Eugene E. Russell Copper Beech Tree

According to a 1981 New York Times article, the tree was planted in the spring of 1900, in what is now known as the Theodore Malmud Parklet on Quarropas Street, by Dr. George Gilbert Platt, a White Plains resident and a trustee of the White Plains Public Library. Platt had taken a cutting from a copper beech owned by Samuel Lee Parsons of Flushing. Parson’s tree had grown from a cutting he had taken from a tree owned by Baron Deshon of Belgium in 1848 during one of his trips to Europe. Acccording to a 1980 Reporter Dispatch article, Platt planted the tree in anticipation of a new library to be built at the corner of Quarropas and Grand streets.

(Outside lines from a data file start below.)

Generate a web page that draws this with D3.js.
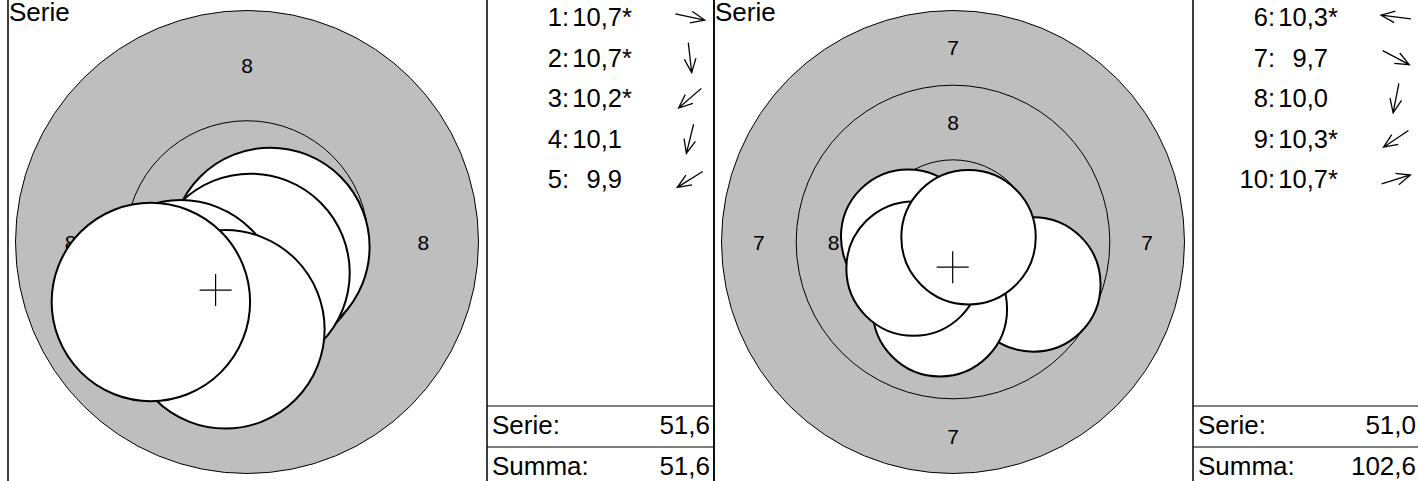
<!DOCTYPE html>
<html>
<head>
<meta charset="utf-8">
<script src="https://cdn.jsdelivr.net/npm/d3@7"></script>
<style>
	body { margin: 0; background: #fff; }
	svg { display: block; font-family: "Liberation Sans", Arial, Helvetica, sans-serif; }
</style>
</head>
<body>
<script>

//shots, position in mm from target centre (x to the right, y upwards)
let shotNo = [1, 2, 3, 4, 5, 6, 7, 8, 9, 10];
let shotSeries = [0, 0, 0, 0, 0, 1, 1, 1, 1, 1];
let shotX = [0.53, 0.08, -1.50, -0.49, -2.18, -1.50, 2.69, -0.44, -1.32, 0.52];
let shotY = [-0.11, -0.70, -1.30, -1.98, -1.36, 0.18, -1.42, -2.25, -0.89, 0.16];
let shotScore = [10.7, 10.7, 10.2, 10.1, 9.9, 10.3, 9.7, 10.0, 10.3, 10.7];
let innerTen = [true, true, true, false, false, true, false, false, true, true];

let seriesOuterRing = [8, 7]; //outermost ring shown for each series

//10m air rifle target, ring radius in mm for rings 1..10
let ringScores = [1, 2, 3, 4, 5, 6, 7, 8, 9, 10];
let ringRadius = [22.75, 20.25, 17.75, 15.25, 12.75, 10.25, 7.75, 5.25, 2.75, 0.25];
let numberedRings = [1, 2, 3, 4, 5, 6, 7, 8];
let pelletRadius = 2.25;

let footerLabels = ["Serie:", "Summa:"];

let W = 1418, H = 481;
let svg = d3.select("body").append("svg")
	.attr("width", W)
	.attr("height", H);

let fmt = d3.formatLocale({ decimal: ",", thousands: " ", grouping: [3], currency: ["", ""] }).format(".1f");

let blockW = 706;
let targetW = 479;
let listW = 227;
let rOuter = 231.5;
let cy = 242;
let rowTop = 26, rowStep = 40.6;
let footTop = 406, footRow = 41;
let grey = "#bebebe";

let shots = shotNo.map((n, i) => ({
	no: n, series: shotSeries[i], x: shotX[i], y: shotY[i], score: shotScore[i], inner: innerTen[i]
}));

let running = 0;

seriesOuterRing.forEach((outer, s) => {
	let blockX = 8 + s * blockW;
	let listX = blockX + targetW;
	let cx = blockX + 239;
	let data = shots.filter(d => d.series === s);

	let R = ringRadius[outer - 1];
	let x = d3.scaleLinear().domain([-R, R]).range([cx - rOuter, cx + rOuter]);
	let y = d3.scaleLinear().domain([-R, R]).range([cy + rOuter, cy - rOuter]);
	let r = d3.scaleLinear().domain([0, R]).range([0, rOuter]);

	let g = svg.append("g");

	//rings
	let rings = ringScores.filter(k => k >= outer);
	g.selectAll("circle.ring")
		.data(rings)
		.enter().append("circle")
		.attr("class", "ring")
		.attr("cx", x(0))
		.attr("cy", y(0))
		.attr("r", k => r(ringRadius[k - 1]))
		.attr("fill", k => k === 10 ? "#fff" : grey)
		.attr("stroke", "#000")
		.attr("stroke-width", 1);

	//ring numbers, top / right / bottom / left
	let labels = [];
	numberedRings.filter(k => k >= outer).forEach(k => {
		let mid = (ringRadius[k - 1] + ringRadius[k]) / 2;
		[[0, 1], [1, 0], [0, -1], [-1, 0]].forEach(([ux, uy]) => labels.push({ k: k, px: ux * mid, py: uy * mid }));
	});
	g.selectAll("text.ringnum")
		.data(labels)
		.enter().append("text")
		.attr("class", "ringnum")
		.attr("x", d => x(d.px))
		.attr("y", d => y(d.py))
		.attr("dy", "0.36em")
		.attr("text-anchor", "middle")
		.attr("font-size", 21)
		.text(d => d.k);

	//shots, later shots on top
	g.selectAll("circle.shot")
		.data(data)
		.enter().append("circle")
		.attr("class", "shot")
		.attr("cx", d => x(d.x))
		.attr("cy", d => y(d.y))
		.attr("r", r(pelletRadius))
		.attr("fill", "#fff")
		.attr("stroke", "#000")
		.attr("stroke-width", 2);

	//centre of the group
	let mx = x(d3.mean(data, d => d.x));
	let my = y(d3.mean(data, d => d.y));
	g.append("path")
		.attr("d", `M${mx - 16},${my}H${mx + 16}M${mx},${my - 16}V${my + 16}`)
		.attr("stroke", "#000")
		.attr("stroke-width", 1.2)
		.attr("fill", "none");

	g.append("text")
		.attr("x", blockX + 1)
		.attr("y", 21)
		.attr("font-size", 26)
		.text("Serie");

	//shot list
	let rows = g.selectAll("g.row")
		.data(data)
		.enter().append("g")
		.attr("class", "row")
		.attr("transform", (d, i) => `translate(${listX}, ${rowTop + i * rowStep})`);

	rows.append("text")
		.attr("x", 82)
		.attr("text-anchor", "end")
		.attr("font-size", 25.5)
		.text(d => d.no + ":");

	rows.append("text")
		.attr("x", 135)
		.attr("text-anchor", "end")
		.attr("font-size", 25.5)
		.text(d => fmt(d.score));

	rows.append("text")
		.attr("x", 135)
		.attr("font-size", 25.5)
		.text(d => d.inner ? "*" : "");

	//direction arrows
	rows.append("path")
		.attr("d", d => {
			let a = Math.atan2(-d.y, d.x);
			let L = 15, hw = 15, ha = 0.4;
			let ax = 203, ay = -9;
			let tx = ax + L * Math.cos(a), ty = ay + L * Math.sin(a);
			let bx = ax - L * Math.cos(a), by = ay - L * Math.sin(a);
			let w1x = tx - hw * Math.cos(a - ha), w1y = ty - hw * Math.sin(a - ha);
			let w2x = tx - hw * Math.cos(a + ha), w2y = ty - hw * Math.sin(a + ha);
			return `M${bx},${by}L${tx},${ty}M${w1x},${w1y}L${tx},${ty}L${w2x},${w2y}`;
		})
		.attr("stroke", "#000")
		.attr("stroke-width", 1.3)
		.attr("fill", "none");

	//footer
	let serieSum = d3.sum(data, d => d.score);
	running += serieSum;
	let footVals = [serieSum, running];

	footerLabels.forEach((lab, i) => {
		let ty = footTop + i * footRow;
		g.append("line")
			.attr("x1", listX).attr("x2", listX + listW)
			.attr("y1", ty).attr("y2", ty)
			.attr("stroke", "#000")
			.attr("stroke-width", 1.2);
		g.append("text")
			.attr("x", listX + 5)
			.attr("y", ty + 27.5)
			.attr("font-size", 26)
			.text(lab);
		g.append("text")
			.attr("x", listX + listW - 4)
			.attr("y", ty + 27.5)
			.attr("text-anchor", "end")
			.attr("font-size", 26)
			.text(fmt(footVals[i]));
	});

	//frame lines
	[blockX, listX, blockX + blockW].forEach(lx => {
		g.append("line")
			.attr("x1", lx).attr("x2", lx)
			.attr("y1", 0).attr("y2", H)
			.attr("stroke", "#000")
			.attr("stroke-width", 1.5);
	});
});

</script>
</body>
</html>
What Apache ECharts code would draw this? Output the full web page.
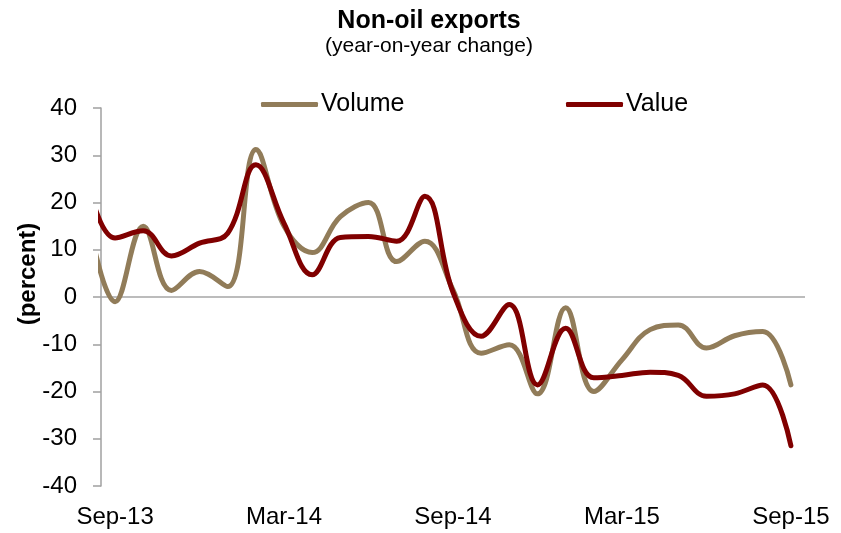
<!DOCTYPE html>
<html>
<head>
<meta charset="utf-8">
<script src="https://cdn.jsdelivr.net/npm/echarts@6/dist/echarts.min.js"></script>
<style>
html,body{margin:0;padding:0;background:#fff;}
#chart{width:841px;height:533px;}
</style>
</head>
<body>
<div id="chart"></div>
<script>
// Months: Aug-13 (partly clipped at left edge) through Sep-15
const months = ['Aug-13','Sep-13','Oct-13','Nov-13','Dec-13','Jan-14','Feb-14','Mar-14','Apr-14','May-14','Jun-14','Jul-14','Aug-14','Sep-14','Oct-14','Nov-14','Dec-14','Jan-15','Feb-15','Mar-15','Apr-15','May-15','Jun-15','Jul-15','Aug-15','Sep-15'];
const volume = [18, -1, 15, 1.4, 5.4, 2.2, 31.2, 15, 9.4, 17, 20, 7.5, 11.8, 1.5, -11.9, -10.1, -20.5, -2.3, -20, -13.3, -6.9, -5.9, -10.8, -8.2, -7.3, -18.6];
const value  = [25, 12.5, 14, 8.7, 11.4, 13.5, 28, 15.6, 4.7, 12.6, 12.8, 11.8, 21.3, 1, -8.3, -1.6, -18.6, -6.6, -17.1, -16.6, -15.9, -16.6, -21, -20.5, -18.6, -31.5];
const tickLabels = ['Sep-13','Mar-14','Sep-14','Mar-15','Sep-15'];
const yTicks = [-40, -30, -20, -10, 0, 10, 20, 30, 40];

const toPairs = arr => arr.map((v, i) => [i - 1, v]);
const tickPositions = tickLabels.map(l => months.indexOf(l) - 1);

const FONT = '"Liberation Sans", Arial, sans-serif';
const chart = echarts.init(document.getElementById('chart'), null, {renderer: 'canvas'});
chart.setOption({
  animation: false,
  backgroundColor: '#ffffff',
  title: {
    text: 'Non-oil exports',
    subtext: '(year-on-year change)',
    left: 424,
    textAlign: 'center',
    top: 4,
    itemGap: 2,
    textStyle: {fontFamily: FONT, fontSize: 25, fontWeight: 'bold', color: '#000'},
    subtextStyle: {fontFamily: FONT, fontSize: 21, color: '#000'}
  },
  legend: [
    {
      data: ['Volume'], left: 256, top: 87, itemWidth: 57, itemHeight: 5, icon: 'roundRect', itemGap: 0,
      textStyle: {fontFamily: FONT, fontSize: 25, color: '#000', padding: [0, 0, 0, -2]}
    },
    {
      data: ['Value'], left: 561, top: 87, itemWidth: 57, itemHeight: 5, icon: 'roundRect', itemGap: 0,
      textStyle: {fontFamily: FONT, fontSize: 25, color: '#000', padding: [0, 0, 0, -2]}
    }
  ],
  grid: {left: 101, right: 36, top: 108, bottom: 47},
  xAxis: {
    type: 'value',
    min: -0.5,
    max: 24.5,
    axisLine: {show: false},
    axisTick: {show: false},
    splitLine: {show: false},
    axisLabel: {
      customValues: tickPositions,
      formatter: v => months[Math.round(v) + 1],
      fontFamily: FONT, fontSize: 24, color: '#000', margin: 19
    }
  },
  yAxis: {
    type: 'value',
    min: -40, max: 40, interval: 10,
    axisLine: {show: true, onZero: false, lineStyle: {color: '#a0a0a0', width: 1.5}},
    axisTick: {show: true, length: 8, lineStyle: {color: '#a0a0a0', width: 1.5}},
    splitLine: {show: false},
    axisLabel: {fontFamily: FONT, fontSize: 24, color: '#000', margin: 24,
      customValues: yTicks}
  },
  graphic: [{
    type: 'text',
    x: 28, y: 274,
    rotation: Math.PI / 2,
    style: {text: '(percent)', font: 'bold 24px ' + FONT, fill: '#000', align: 'center', verticalAlign: 'middle'}
  }],
  series: [
    {
      name: 'Volume', type: 'line', data: toPairs(volume), smooth: 0.4, showSymbol: false, symbol: 'none',
      lineStyle: {color: '#917c59', width: 5, cap: 'round'}, itemStyle: {color: '#917c59'},
      clip: true, z: 2,
      markLine: {
        silent: true, symbol: 'none', label: {show: false},
        lineStyle: {color: '#a6a6a6', width: 1.5, type: 'solid'},
        data: [{yAxis: 0}], z: 1
      }
    },
    {
      name: 'Value', type: 'line', data: toPairs(value), smooth: 0.4, showSymbol: false, symbol: 'none',
      lineStyle: {color: '#800000', width: 5, cap: 'round'}, itemStyle: {color: '#800000'},
      clip: true, z: 3
    }
  ]
});
</script>
</body>
</html>
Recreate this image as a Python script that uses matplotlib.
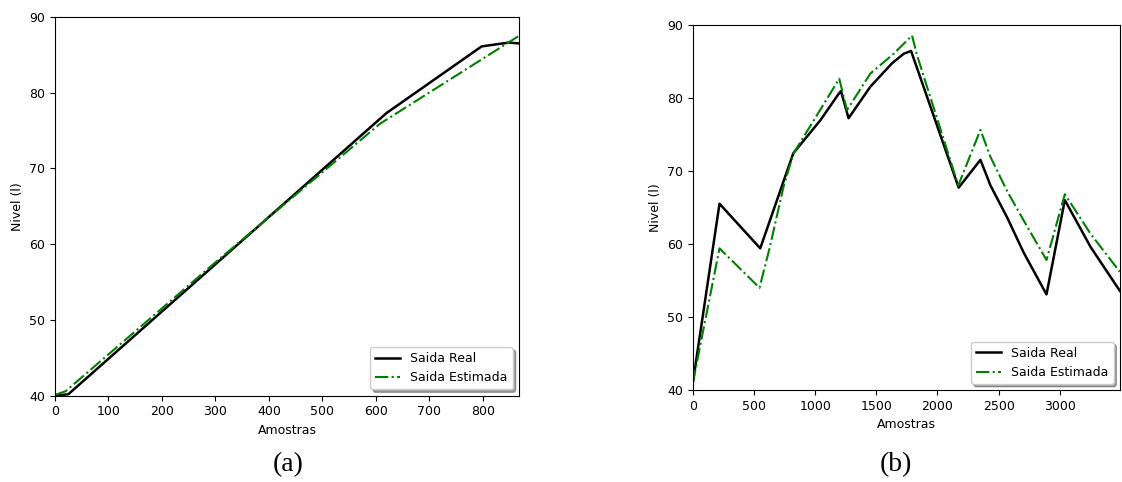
import matplotlib
matplotlib.use('Agg')
import matplotlib.pyplot as plt

# (a) - enchimento continuo
a_real_x = [0, 25, 620, 798, 848, 868]
a_real_y = [40.0, 40.2, 77.3, 86.1, 86.6, 86.5]
a_est_x = [0, 20, 300, 608, 868]
a_est_y = [40.1, 40.6, 57.6, 75.9, 87.5]

# (b) - varios degraus
b_real_x = [0, 218, 551, 821, 1042, 1191, 1211, 1273, 1451, 1628, 1723, 1784,
            2173, 2351, 2433, 2570, 2705, 2891, 3041, 3251, 3490]
b_real_y = [41.0, 65.5, 59.4, 72.4, 76.9, 80.5, 80.9, 77.2, 81.5, 84.7, 86.0, 86.4,
            67.7, 71.5, 68.0, 63.6, 58.8, 53.1, 66.0, 59.6, 53.6]
b_est_x = [0, 218, 545, 627, 741, 823, 974, 1197, 1260, 1451, 1641, 1792, 1833,
           2170, 2351, 2433, 2570, 2705, 2891, 3041, 3251, 3490]
b_est_y = [41.0, 59.4, 54.0, 59.4, 67.8, 72.4, 76.5, 82.6, 78.3, 83.3, 86.0, 88.5, 85.8,
           68.0, 75.6, 71.9, 67.2, 63.2, 57.8, 66.8, 61.4, 56.2]

fig = plt.figure(figsize=(11.22, 4.82), dpi=100)
ax1 = fig.add_axes([0.049, 0.179, 0.4136, 0.786])
ax2 = fig.add_axes([0.6175, 0.1905, 0.3805, 0.7585])

for ax, rx, ry, ex, ey, xmax in [(ax1, a_real_x, a_real_y, a_est_x, a_est_y, 868),
                                  (ax2, b_real_x, b_real_y, b_est_x, b_est_y, 3490)]:
    ax.plot(rx, ry, color='black', lw=1.8, label='Saida Real')
    ax.plot(ex, ey, color='green', lw=1.5, ls='-.', label='Saida Estimada')
    ax.set_xlim(0, xmax)
    ax.set_ylim(40, 90)
    ax.tick_params(labelsize=9)
    ax.set_xlabel('Amostras', fontsize=9)
    ax.set_ylabel('Nivel (l)', fontsize=9)
    ax.legend(loc='lower right', fontsize=9, shadow=True, fancybox=True)

ax1.set_xticks([0, 100, 200, 300, 400, 500, 600, 700, 800])
ax2.set_xticks([0, 500, 1000, 1500, 2000, 2500, 3000])

fig.text(288 / 1122, 1 - 465 / 482, '(a)', ha='center', va='center',
         fontsize=20, family='Liberation Serif')
fig.text(896 / 1122, 1 - 465 / 482, '(b)', ha='center', va='center',
         fontsize=20, family='Liberation Serif')

plt.savefig('out.png', dpi=100)
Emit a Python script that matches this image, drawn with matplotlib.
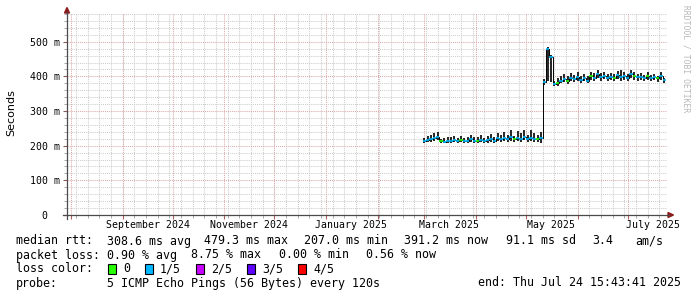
import matplotlib
matplotlib.use("Agg")
import matplotlib.pyplot as plt
import matplotlib.dates as mdates
from matplotlib.patches import Rectangle, Polygon
from matplotlib.lines import Line2D
import numpy as np
import pandas as pd

W, H = 697, 297
END = pd.Timestamp("2025-07-24 15:43:41")
SPAN_DAYS = 360
START = END - pd.Timedelta(days=SPAN_DAYS)

# ---- data (ms), one sample every 2 days starting 2025-03-01 ----
first_sample = "2025-03-01"
sample_step_days = 2

median_ms = [
    214, 216, 218, 221, 226, 213, 212, 215, 214, 217, 214, 216, 213, 215, 218, 214,
    215, 217, 214, 216, 219, 215, 221, 218, 222, 219, 224, 218, 222, 220, 225,
    219, 223, 220, 218, 222, 385, 479, 457, 378, 380, 388, 392, 386, 396, 392,
    398, 390, 395, 388, 400, 396, 408, 398, 402, 395, 399, 396, 403, 397, 401,
    396, 408, 400, 397, 399, 396, 402, 395, 398, 394, 401, 390,
]
smoke_hi_ms = [
    222, 228, 232, 236, 240, 220, 222, 226, 224, 228, 222, 229, 221, 226, 230, 224,
    226, 230, 223, 228, 234, 226, 238, 232, 240, 230, 246, 229, 242, 236, 244,
    232, 245, 236, 230, 240, 392, 484, 461, 388, 395, 402, 408, 400, 410, 405,
    412, 402, 408, 400, 414, 410, 418, 410, 414, 406, 411, 408, 416, 418, 412,
    408, 418, 412, 406, 410, 405, 414, 404, 408, 402, 412, 396,
]
smoke_lo_ms = [
    209, 210, 212, 214, 216, 207, 207, 209, 208, 210, 208, 210, 207, 209, 211, 208,
    209, 211, 208, 209, 212, 209, 213, 211, 214, 212, 215, 211, 214, 212, 216,
    211, 214, 212, 210, 207, 376, 388, 384, 372, 373, 380, 383, 378, 386, 383,
    388, 381, 386, 380, 390, 387, 396, 388, 392, 386, 390, 387, 392, 388, 391,
    387, 396, 390, 388, 390, 386, 391, 386, 389, 385, 390, 382,
]
loss_level = [
    1, 1, 1, 1, 1, 0, 1, 1, 1, 1, 1, 0, 1, 1, 1, 1,
    0, 1, 1, 1, 1, 1, 1, 1, 1, 1, 1, 0, 1, 1, 1,
    1, 1, 1, 0, 1, 1, 1, 1, 1, 0, 1, 1, 0, 1, 1,
    1, 1, 1, 1, 0, 1, 1, 1, 1, 1, 1, 0, 1, 1, 1,
    1, 1, 0, 1, 1, 1, 0, 1, 1, 0, 1, 1,
]

loss_labels = ["0", "1/5", "2/5", "3/5", "4/5"]
loss_colors = ["#26ff00", "#00b8ff", "#c800ff", "#5e00ff", "#ff0000"]

month_labels = ["September 2024", "November 2024", "January 2025",
                "March 2025", "May 2025", "July 2025"]
month_label_dates = ["2024-09-01", "2024-11-01", "2025-01-01",
                     "2025-03-01", "2025-05-01", "2025-07-01"]

y_ticks = [0, 100, 200, 300, 400, 500]
y_tick_labels = ["0  ", "100 m", "200 m", "300 m", "400 m", "500 m"]
Y_TOP = 583

rtt_items = ["median rtt:", "308.6 ms avg", "479.3 ms max", "207.0 ms min",
             "391.2 ms now", "91.1 ms sd", "3.4", "am/s"]
loss_items = ["packet loss:", "0.90 % avg", "8.75 % max", "0.00 % min", "0.56 % now"]
probe_text = "5 ICMP Echo Pings (56 Bytes) every 120s"
end_text = "end: Thu Jul 24 15:43:41 2025"

# ---- styles ----
MONO = "DejaVu Sans Mono"
GRID_MINOR = "#cdcdcd"
GRID_MAJOR = "#dcaaaa"
AXIS_C = "#4a4a4a"
ARROW_C = "#8b1a1a"


def fx(x):
    return x / W


def fy(y):
    return 1 - y / H


fig = plt.figure(figsize=(W / 100, H / 100), dpi=100)
fig.patch.set_facecolor("white")
ax = fig.add_axes([fx(67), fy(215), 600 / W, (215 - 13) / H])
ax.set_facecolor("white")
for s in ax.spines.values():
    s.set_visible(False)

x0 = mdates.date2num(START)
x1 = mdates.date2num(END)
ax.set_xlim(x0, x1)
ax.set_ylim(0, Y_TOP)

# grid
weeks = pd.date_range(START.normalize(), END, freq="W-SUN")
months = pd.date_range("2024-08-01", END, freq="MS")
for d in weeks:
    ax.axvline(mdates.date2num(d), color=GRID_MINOR, lw=0.75, ls=(0, (1, 1)), zorder=1)
for d in months:
    ax.axvline(mdates.date2num(d), color=GRID_MAJOR, lw=0.75, ls=(0, (1, 1)), zorder=1.5)
for v in range(20, Y_TOP, 20):
    c = GRID_MAJOR if v % 100 == 0 else GRID_MINOR
    ax.axhline(v, color=c, lw=0.75, ls=(0, (1, 1)), zorder=1.5 if v % 100 == 0 else 1)

# data
dates = pd.date_range(first_sample, periods=len(median_ms), freq=f"{sample_step_days}D")
xn = mdates.date2num(dates)
med = np.array(median_ms, dtype=float)
hi = np.array(smoke_hi_ms, dtype=float)
lo = np.array(smoke_lo_ms, dtype=float)

ax.bar(xn, hi - lo, bottom=lo, width=sample_step_days * 0.6, color="#2a2a2a",
       linewidth=0, zorder=3)
ax.plot(xn, med, drawstyle="steps-mid", color="black", lw=0.7, zorder=4)
ax.hlines(med, xn - sample_step_days / 2, xn + sample_step_days / 2,
          colors=[loss_colors[l] for l in loss_level], lw=1.2, zorder=5)

# ticks
ax.set_yticks(y_ticks, y_tick_labels)
ax.set_yticks(range(20, Y_TOP, 20), minor=True)
ax.tick_params(axis="y", which="major", length=3, color="#8b5a5a", pad=2,
               labelsize=7.1, labelfontfamily=MONO)
ax.tick_params(axis="y", which="minor", length=2, color="#9a9a9a")
ax.set_xticks(mdates.date2num(months), [""] * len(months))
ax.set_xticks(mdates.date2num(weeks), minor=True)
ax.tick_params(axis="x", which="major", length=3, color="#b06060")
ax.tick_params(axis="x", which="minor", length=2, color="#9a9a9a")

xt = ax.get_xaxis_transform()
for lab, d in zip(month_labels, month_label_dates):
    ax.text(mdates.date2num(pd.Timestamp(d)) + 15, -(225 - 215) / 202, lab,
            transform=xt, ha="center", va="center", fontsize=7.1, family=MONO)

# axes lines + arrows
fig.add_artist(Line2D([fx(67), fx(67)], [fy(219), fy(12)], color=AXIS_C, lw=0.9,
                      transform=fig.transFigure))
fig.add_artist(Line2D([fx(63), fx(669)], [fy(215), fy(215)], color=AXIS_C, lw=0.9,
                      transform=fig.transFigure))
fig.add_artist(Polygon([(fx(64.5), fy(13)), (fx(69.5), fy(13)), (fx(67), fy(7.5))],
                       closed=True, color=ARROW_C, transform=fig.transFigure))
fig.add_artist(Polygon([(fx(668), fy(212.5)), (fx(668), fy(217.5)), (fx(673.5), fy(215))],
                       closed=True, color=ARROW_C, transform=fig.transFigure))

# y label & watermark
fig.text(fx(11), fy(113), "Seconds", rotation=90, ha="center", va="center",
         fontsize=8, family="DejaVu Sans")
fig.text(fx(686), fy(5), "RRDTOOL / TOBI OETIKER", rotation=270, ha="center",
         va="top", fontsize=5.8, family=MONO, color="#b8b8b8")

# legend rows
LS = 8.4
rtt_x = [16, 107, 204, 304, 404, 506, 592, 635]
for t, x in zip(rtt_items, rtt_x):
    fig.text(fx(x), fy(241), t, ha="left", va="center", fontsize=LS, family=MONO)
loss_x = [16, 107, 191, 279, 366]
for t, x in zip(loss_items, loss_x):
    fig.text(fx(x), fy(255), t, ha="left", va="center", fontsize=LS, family=MONO)
fig.text(fx(16), fy(269), "loss color:", ha="left", va="center", fontsize=LS, family=MONO)
box_x = [108, 145, 196, 247, 298]
for lab, c, x in zip(loss_labels, loss_colors, box_x):
    fig.add_artist(Rectangle((fx(x), fy(274)), 8 / W, 10 / H, facecolor=c,
                             edgecolor="black", lw=0.8, transform=fig.transFigure))
    fig.text(fx(x + 15), fy(269), lab, ha="left", va="center", fontsize=LS, family=MONO)
fig.text(fx(16), fy(283), "probe:", ha="left", va="center", fontsize=LS, family=MONO)
fig.text(fx(107), fy(283), probe_text, ha="left", va="center", fontsize=LS, family=MONO)
fig.text(fx(478), fy(283), end_text, ha="left", va="center", fontsize=LS, family=MONO)

fig.savefig("out.png", dpi=100, facecolor="white")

In 1968 when Urban Renewal and plans for a courthouse and parking garage at that corner threatened to destroy the tree, Theodora L. “Teddy” Russell, one of the founders and a vice president of the White Plains Beautification Foundation, worked tirelessly to see the tree preserved. Because of her efforts, plans for the county parking garage were redesigned at considerable cost, "but it was worth it," stated Urban Renewal Director Kenneth Allebach, allowing the tree to remain.

In 1981, Mrs. Russell asked that the tree be designated a living memorial to her husband, the late Eugene E. Russell – a former assistant county attorney whose window overlooked the tree and who had first alerted the foundation to the tree's impending fate – and set up a trust to provide for the perpetual care of the tree. Mrs. Russell died in November 1991 at the age of 83.

A parklet was created around the tree and named after the Malmud family who were major donors.

In 2005, Alpine, later known as The Care of Trees, “adopted” the Eugene E. Russell Memorial copper beech tree, donating their services to treat the tree for a fungal disease, reintroduce natural microorganisms missing in the soil, and prune the tree when necessary.

But for all the efforts of well-meaning citizens, the magnificent copper beech whose dark purple leaves for over a century provided shade and a welcome “oasis in a mass of concrete,” as Mrs. Russell is quoted to have said [The Reporter Dispatch, Aug. 8, 1968], sadly will be no more.

However, a new Rivers Purple Beech tree (Fagus sylvatica ‘Riversii’) has since been planted on the site by Rosedale Nurseries, using funds from the Russell trust. Rosedale Nurseries also planted a backdrop border of Hatfield Yews.